## [Required work]
In the data below, find each line containing the string "matplotlib" and return it.

## [Source data]
────
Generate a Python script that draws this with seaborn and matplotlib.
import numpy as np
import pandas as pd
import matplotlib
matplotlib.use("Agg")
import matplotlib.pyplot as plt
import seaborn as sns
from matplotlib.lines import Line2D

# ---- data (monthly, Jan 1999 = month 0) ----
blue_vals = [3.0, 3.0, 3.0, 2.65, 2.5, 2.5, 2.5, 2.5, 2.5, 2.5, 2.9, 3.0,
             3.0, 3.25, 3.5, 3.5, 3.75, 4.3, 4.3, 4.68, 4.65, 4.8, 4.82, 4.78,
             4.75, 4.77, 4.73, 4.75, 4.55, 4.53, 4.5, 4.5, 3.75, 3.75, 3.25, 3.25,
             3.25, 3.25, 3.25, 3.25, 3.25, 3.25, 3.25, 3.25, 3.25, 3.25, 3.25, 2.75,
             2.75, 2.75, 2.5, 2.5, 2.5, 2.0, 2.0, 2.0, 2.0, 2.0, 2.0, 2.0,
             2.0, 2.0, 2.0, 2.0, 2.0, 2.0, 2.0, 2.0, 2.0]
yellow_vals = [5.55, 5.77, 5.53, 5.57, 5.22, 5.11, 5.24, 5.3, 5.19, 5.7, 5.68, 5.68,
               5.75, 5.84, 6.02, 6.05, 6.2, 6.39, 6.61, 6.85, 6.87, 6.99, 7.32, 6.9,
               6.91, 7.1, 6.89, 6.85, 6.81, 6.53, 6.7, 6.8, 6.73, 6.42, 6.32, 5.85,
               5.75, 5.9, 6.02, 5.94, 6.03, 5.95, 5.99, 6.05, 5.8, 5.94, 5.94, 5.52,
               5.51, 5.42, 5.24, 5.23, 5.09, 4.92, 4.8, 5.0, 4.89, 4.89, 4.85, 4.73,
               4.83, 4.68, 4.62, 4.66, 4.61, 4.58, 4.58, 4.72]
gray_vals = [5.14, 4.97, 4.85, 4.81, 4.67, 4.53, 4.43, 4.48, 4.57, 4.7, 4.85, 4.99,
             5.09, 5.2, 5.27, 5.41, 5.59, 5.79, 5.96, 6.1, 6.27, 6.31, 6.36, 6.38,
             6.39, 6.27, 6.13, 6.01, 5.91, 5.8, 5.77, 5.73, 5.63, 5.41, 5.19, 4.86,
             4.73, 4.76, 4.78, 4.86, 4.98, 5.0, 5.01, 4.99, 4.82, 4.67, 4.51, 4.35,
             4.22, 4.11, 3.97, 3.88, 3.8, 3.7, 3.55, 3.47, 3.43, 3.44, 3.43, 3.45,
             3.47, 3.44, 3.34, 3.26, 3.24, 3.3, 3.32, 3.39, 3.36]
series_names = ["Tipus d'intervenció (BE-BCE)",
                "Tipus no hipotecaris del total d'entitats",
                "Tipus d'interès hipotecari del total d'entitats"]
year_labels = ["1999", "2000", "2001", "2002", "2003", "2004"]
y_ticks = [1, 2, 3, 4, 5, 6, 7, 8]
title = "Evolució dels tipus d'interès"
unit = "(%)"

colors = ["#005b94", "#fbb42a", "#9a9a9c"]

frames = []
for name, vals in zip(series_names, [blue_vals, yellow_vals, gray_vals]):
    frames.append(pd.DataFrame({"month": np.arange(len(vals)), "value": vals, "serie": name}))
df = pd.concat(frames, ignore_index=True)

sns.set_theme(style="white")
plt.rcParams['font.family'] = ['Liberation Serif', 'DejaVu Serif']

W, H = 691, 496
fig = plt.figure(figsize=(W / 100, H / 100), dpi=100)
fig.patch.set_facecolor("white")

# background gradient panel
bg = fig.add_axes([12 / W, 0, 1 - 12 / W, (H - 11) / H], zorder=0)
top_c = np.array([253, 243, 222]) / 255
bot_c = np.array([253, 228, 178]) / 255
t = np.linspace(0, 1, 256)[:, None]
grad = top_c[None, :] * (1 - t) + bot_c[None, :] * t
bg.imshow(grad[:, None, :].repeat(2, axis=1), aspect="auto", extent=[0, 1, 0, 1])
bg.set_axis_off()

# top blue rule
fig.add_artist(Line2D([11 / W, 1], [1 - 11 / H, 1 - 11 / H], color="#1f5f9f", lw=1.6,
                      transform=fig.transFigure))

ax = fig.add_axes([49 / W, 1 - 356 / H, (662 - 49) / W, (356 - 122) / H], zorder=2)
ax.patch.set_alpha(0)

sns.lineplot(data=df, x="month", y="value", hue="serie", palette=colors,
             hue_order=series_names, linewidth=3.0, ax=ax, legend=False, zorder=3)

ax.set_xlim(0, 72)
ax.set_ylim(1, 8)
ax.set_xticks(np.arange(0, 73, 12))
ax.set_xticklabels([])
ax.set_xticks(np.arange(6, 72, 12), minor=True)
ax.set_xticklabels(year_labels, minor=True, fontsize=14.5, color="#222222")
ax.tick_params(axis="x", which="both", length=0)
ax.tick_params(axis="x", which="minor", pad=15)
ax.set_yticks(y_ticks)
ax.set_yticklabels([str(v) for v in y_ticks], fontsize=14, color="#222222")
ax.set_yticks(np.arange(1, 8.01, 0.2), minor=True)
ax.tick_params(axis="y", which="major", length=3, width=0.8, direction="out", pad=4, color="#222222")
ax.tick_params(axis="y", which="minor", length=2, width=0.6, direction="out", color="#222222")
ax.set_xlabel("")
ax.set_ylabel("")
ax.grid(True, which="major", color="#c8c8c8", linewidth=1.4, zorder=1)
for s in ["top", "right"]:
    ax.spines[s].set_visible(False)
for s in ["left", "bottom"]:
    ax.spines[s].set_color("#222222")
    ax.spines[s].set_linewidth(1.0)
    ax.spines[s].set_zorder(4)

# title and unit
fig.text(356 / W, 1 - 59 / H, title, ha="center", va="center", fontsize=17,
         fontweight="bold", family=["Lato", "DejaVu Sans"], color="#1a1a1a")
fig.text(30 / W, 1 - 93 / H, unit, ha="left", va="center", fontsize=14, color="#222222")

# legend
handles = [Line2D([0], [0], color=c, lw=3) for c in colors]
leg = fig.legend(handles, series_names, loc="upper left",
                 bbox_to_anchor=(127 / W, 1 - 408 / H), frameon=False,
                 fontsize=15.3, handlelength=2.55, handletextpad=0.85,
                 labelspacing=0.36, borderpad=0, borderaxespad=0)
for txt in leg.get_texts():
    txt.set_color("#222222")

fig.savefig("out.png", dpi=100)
────
## [Answer to the problem]
Generate a Python script that draws this with seaborn and matplotlib.
import matplotlib
matplotlib.use("Agg")
import matplotlib.pyplot as plt
from matplotlib.lines import Line2D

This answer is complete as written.